The Submarine Cocktail delighted the nose with a strawberry and cherry bouquet from the new Dubonnet. Next, grape on the sip sunk into cherry and grape flavors on the swallow with a chocolate and juniper finish.

Thursday, March 28, 2019

the night shift

1 1/4 oz Cognac (Courvoisier VS)
1 oz Appleton Signature Blend Rum
1 oz Carpano Sweet Vermouth (Martini Gran Lusso)
1/8 oz Allspice Dram (Hamilton's)

Stir with ice, strain into a rocks glass with a large ice cube, and garnish with an orange twist.
Two Thursdays ago, I selected Maggie Hoffman's Batch Cocktails for something that I could adapt into a nightcap for one. There, Sean Kenyon's Night Shift that he crafted at American Bonded in Denver seemed like a delightful split spirits Manhattan-like number.

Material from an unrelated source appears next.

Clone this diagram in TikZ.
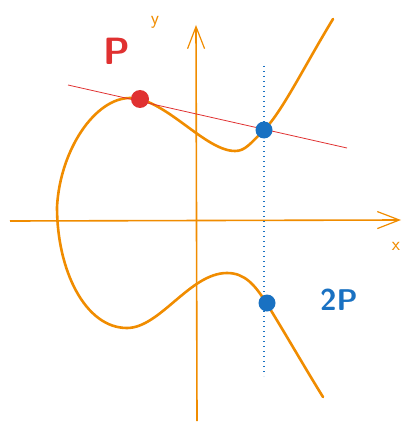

Once prepared, the Night Shift offered up orange, allspice, and caramel notes to the nose. Next, caramel joined grape on the sip, and Cognac, rum, herbal, and allspice flavors rounded out the swallow.

Wednesday, March 27, 2019


1 1/2 oz Plymouth Gin (Tanqueray)
1/2 oz Lemon Juice
1/2 oz Honey Syrup
1/4 oz St. Germain (St. Elder)
1/4 oz Caol Ila 12 Year Scotch
1 dash Orange Bitters (Regan's)
1 Egg White

Shake once without ice and once with ice, and strain into a cocktail coupe.
Two Wednesdays ago, New York City bartender Lacy Hawkins stopped into my bar for lunch, and that evening after work, I decided to pay my respects to one of her drink creations. The one that I selected was the Beekeeper from The Nomad Cookbook that appeared like a smoky-floral Bee's Knees riff. In addition to the Scotch and elderflower components, the recipe also included egg white as had Charles H. Baker's Bahia Busy Bee and Yvonne's Honey Bee. Interestingly, Lacy comes from a family of bee keepers and still maintains hives at her parents' house, so it seemed like a great tribute to her family's pastimes. In the glass, the Beekeeper's aromas of honey, floral, and smoke flew into the nose. Next, a creamy honey and lemon sip buzzed into a gin, floral, and peachy swallow with a peat smoke finish.

Tuesday, March 26, 2019

berry wall

1 1/2 oz Bourbon (Wild Turkey 101)
3/4 oz Punt e Mes
1/2 oz Campari
1/4 oz Allspice Dram (Hamilton's)
1 medium Strawberry

Muddle the strawberry in the Campari and allspice dram. Add the rest of the ingredients, stir with ice, and double strain into a rocks glass with a large ice cube. Garnish with an orange twist.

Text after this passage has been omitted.